The rest of the weekend proceeded like this: First a core group of boys came over to help clean the hut and take lunch. Afterwards I hopped a ride to Gom Kora did a quick circumambulation and then a pagan prayer to the roaring Dagme Chu. One must navigate boulders and sandy washes to reach the river which is a torrent freshly merged with the Kulongchu and flowing towards the Manas. Twilights silver curtain was veiling the straining summer light as I hailed a ride to T-Gang for an interview with Rebecca. We spent the night talking (mostly I talked and she attentively listened) and we went to the bus stop where I ordered Chi Chi’s chilli chicken.
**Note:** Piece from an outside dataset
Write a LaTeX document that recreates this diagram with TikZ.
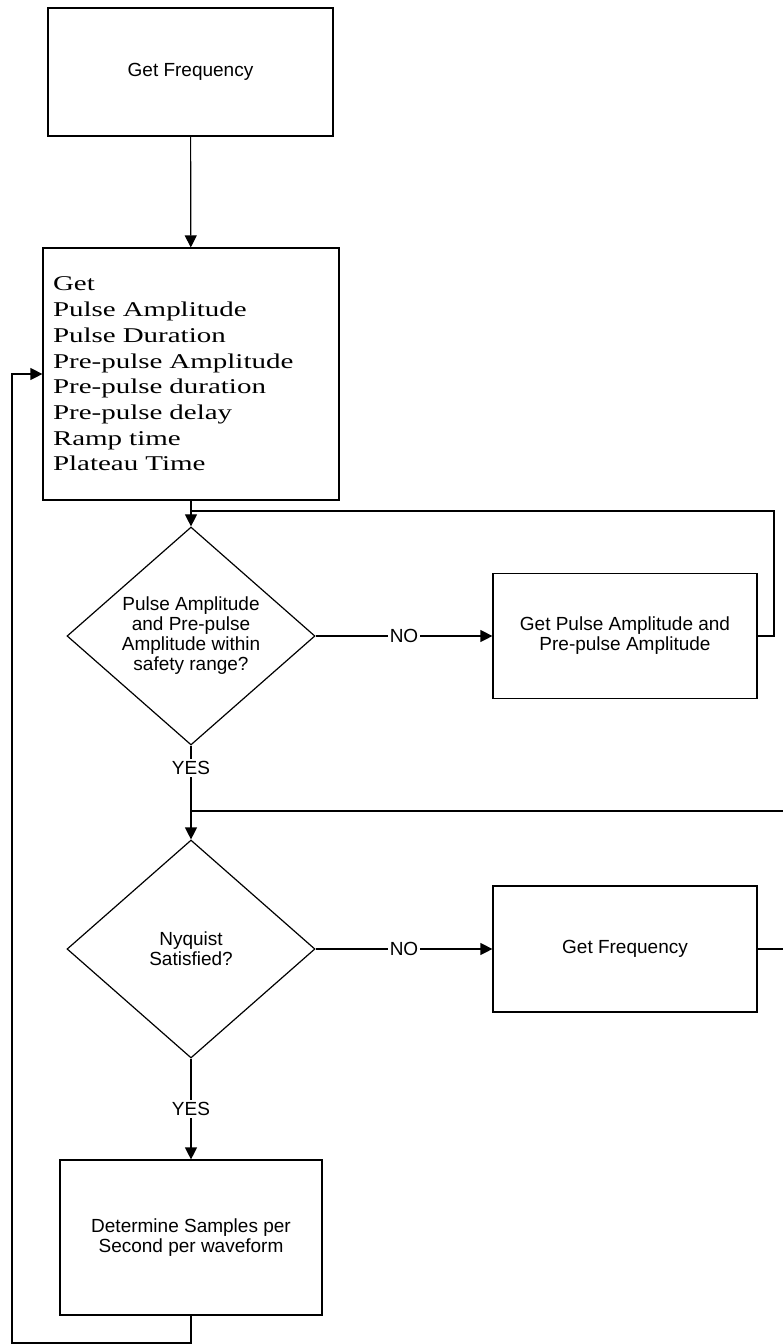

Trashigang is exploding with verdant greens, pastel flowers, and ripe banana trees.  The sticky air is perfumed with sweet subtropical blossoms. T-Gang is at an elevation of roughly 2,500 feet, Tsenkharla is 6,000 and the pass outside Tawang on the Chinese border is 15,000 feet which gives one a vague idea of topography in these parts. Therefore T-Gang is a tropical vacation where buzzing insects chime in your ears and beads of sweat drip from your crown. The modern version of Trashigang compared to old Tashigang offers hot showers, HD TV, and cold, nothing like South Asian infarmertials selling skin cream to housewives in Pakistan, Afghanistan, Dubai, and Bahrain.  Life in the town is downright luxurious compared to Jamie’s era and the modern BCF teacher is pampered comparatively but really not much has changed as smelly Brokpa examine heaps of smelly dried fish on the pavement.  But for me T-Gang proves an essential respite from the grinding stone of Rangthangwoong.  On this stay the barking K-9’s kept me up half the night so I waxed philosophical on the perils of religion in my journal while eating jelly here are some highlights.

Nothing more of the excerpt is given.